Last year, Transparency International’s 2019 Global Corruption Barometer for Latin America and the Caribbean found that police were one of the most corrupt institutions in the region. In the Dominican Republic, 47 percent of people that had contact with police in the last year had to pay a bribe. Only Mexico and Venezuela — which have notorious histories of abusive and corrupt security forces — saw higher instances of bribery.

In addition, a 2019 country report on the Dominican Republic from the Latin American Public Opinion Project (LAPOP) said that almost 62 percent of Dominicans felt the police were involved in criminal activity, almost double the percentage of people (32.2 percent) who thought the police protected the population.

What’s more, Transparency International found that 72 percent of citizens felt the government was doing a poor job of combatting corruption, while 66 percent of people thought corruption had worsened in the last 12 months.
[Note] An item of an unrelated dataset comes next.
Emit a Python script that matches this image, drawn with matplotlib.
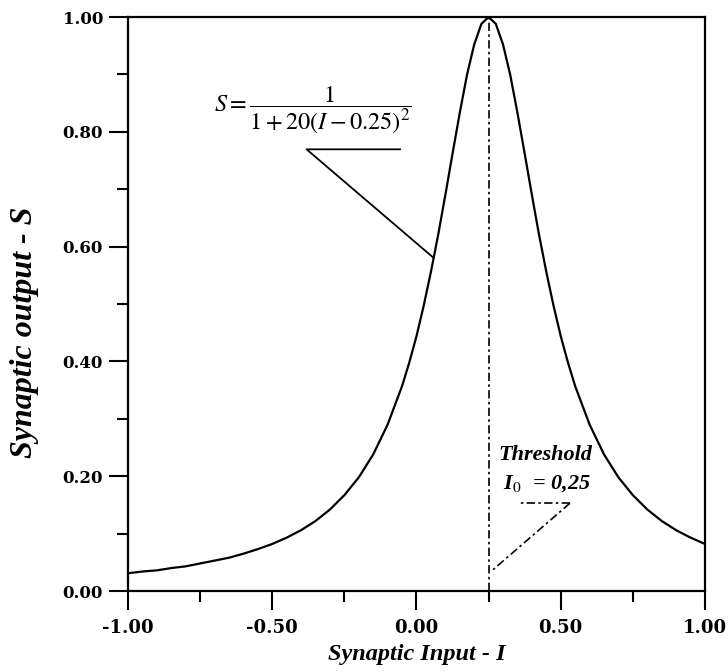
import matplotlib.pyplot as plt
from matplotlib.ticker import MultipleLocator, FormatStrFormatter

# values
inp = [-1.00, -0.95, -0.90, -0.85, -0.80, -0.75, -0.70, -0.65, -0.60, -0.55,
       -0.50, -0.45, -0.40, -0.35, -0.30, -0.25, -0.20, -0.15, -0.10, -0.05,
       -0.025, 0.00, 0.025, 0.05, 0.075, 0.10, 0.125, 0.15, 0.175, 0.20, 0.225,
       0.25, 0.275, 0.30, 0.325, 0.35, 0.375, 0.40, 0.425, 0.45, 0.475, 0.50,
       0.525, 0.55, 0.60, 0.65, 0.70, 0.75, 0.80, 0.85, 0.90, 0.95, 1.00]
out = [0.031, 0.034, 0.036, 0.040, 0.043, 0.048, 0.053, 0.058, 0.065, 0.073,
       0.082, 0.093, 0.106, 0.122, 0.142, 0.167, 0.198, 0.238, 0.290, 0.357,
       0.398, 0.444, 0.497, 0.556, 0.620, 0.690, 0.762, 0.833, 0.899, 0.952, 0.988,
       1.000, 0.988, 0.952, 0.899, 0.833, 0.762, 0.690, 0.620, 0.556, 0.497, 0.444,
       0.398, 0.357, 0.290, 0.238, 0.198, 0.167, 0.142, 0.122, 0.106, 0.093, 0.082]

threshold = 0.25

plt.rcParams['mathtext.fontset'] = 'stix'

fig = plt.figure(figsize=(7.28, 6.72), dpi=100)
ax = fig.add_axes([0.1758, 0.1205, 0.7926, 0.8542])

ax.plot(inp, out, color="black", lw=1.6)

# threshold line
dashdot = (0, (5, 2, 1.5, 2))
ax.plot([threshold, threshold], [0, 1], color="black", lw=1.2, linestyle=dashdot)

# formula with leader line
ax.text(-0.359, 0.838, r'$S=\dfrac{1}{1+20(I-0.25)^2}$', fontsize=17.5,
        ha="center", va="center")
ax.plot([-0.057, -0.381, 0.058], [0.7695, 0.7695, 0.581], color="black", lw=1.3)

# threshold label
tfont = dict(family="Liberation Serif", weight="bold", style="italic", fontsize=16)
ax.text(0.285, 0.237, "Threshold", ha="left", va="center", **tfont)
ax.text(0.300, 0.188, r"I$_0$  = 0,25", ha="left", va="center", **tfont)
ax.plot([0.532, 0.359], [0.153, 0.153], color="black", lw=1.2, linestyle=dashdot)
ax.plot([0.532, 0.265], [0.153, 0.037], color="black", lw=1.2, linestyle=dashdot)

ax.set_xlim(-1, 1)
ax.set_ylim(0, 1)
ax.xaxis.set_major_locator(MultipleLocator(0.5))
ax.xaxis.set_minor_locator(MultipleLocator(0.25))
ax.yaxis.set_major_locator(MultipleLocator(0.2))
ax.yaxis.set_minor_locator(MultipleLocator(0.1))
ax.xaxis.set_major_formatter(FormatStrFormatter("%.2f"))
ax.yaxis.set_major_formatter(FormatStrFormatter("%.2f"))

ax.tick_params(which="major", direction="out", length=13.5, width=1.5)
ax.tick_params(which="minor", direction="out", length=8, width=1.5)
ax.tick_params(axis="x", which="major", pad=7)
ax.tick_params(axis="y", which="major", pad=4.5)
for lab in ax.get_xticklabels():
    lab.set_family("DejaVu Serif")
    lab.set_weight("bold")
    lab.set_fontsize(13)
for lab in ax.get_yticklabels():
    lab.set_family("DejaVu Serif")
    lab.set_weight("bold")
    lab.set_fontsize(12)
for sp in ax.spines.values():
    sp.set_linewidth(1.6)

lfont = dict(family="Liberation Serif", weight="bold", style="italic")
ax.set_xlabel("Synaptic Input - I", fontsize=17.5, labelpad=5, **lfont)
ax.set_ylabel("Synaptic output - S", fontsize=23, **lfont)
ax.yaxis.set_label_coords(-0.155, 0.45)

fig.savefig("out.png", dpi=100)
Arrests Thrust Dominican Republic’s Top Drug Lord Into Spotlight

Meanwhile, organized crime groups have seized upon the opportunity to use corrupt police to their advantage.

Most recently, the drug trafficking group lead by the now-jailed César Emilio Peralta, alias “El Abusador” and known as the Dominican Republic’s “cocaine king,” relied on dirty police officers to safeguard the cocaine he moved out of Santo Domingo and into the United States and Europe.

Years earlier, in 2015, a top-level prosecutor in the country said that police and other corrupt security forces were involved in 90 percent of organized crime cases, including large-scale drug trafficking and contract killings.

Abinader is not the first president in the Dominican Republic to demand a major rehabilitation of the national police. The force underwent reforms in 2016, for example, but it remains to be seen if his early promises will translate into an institution that is actually equipped to thwart organized criminal activity.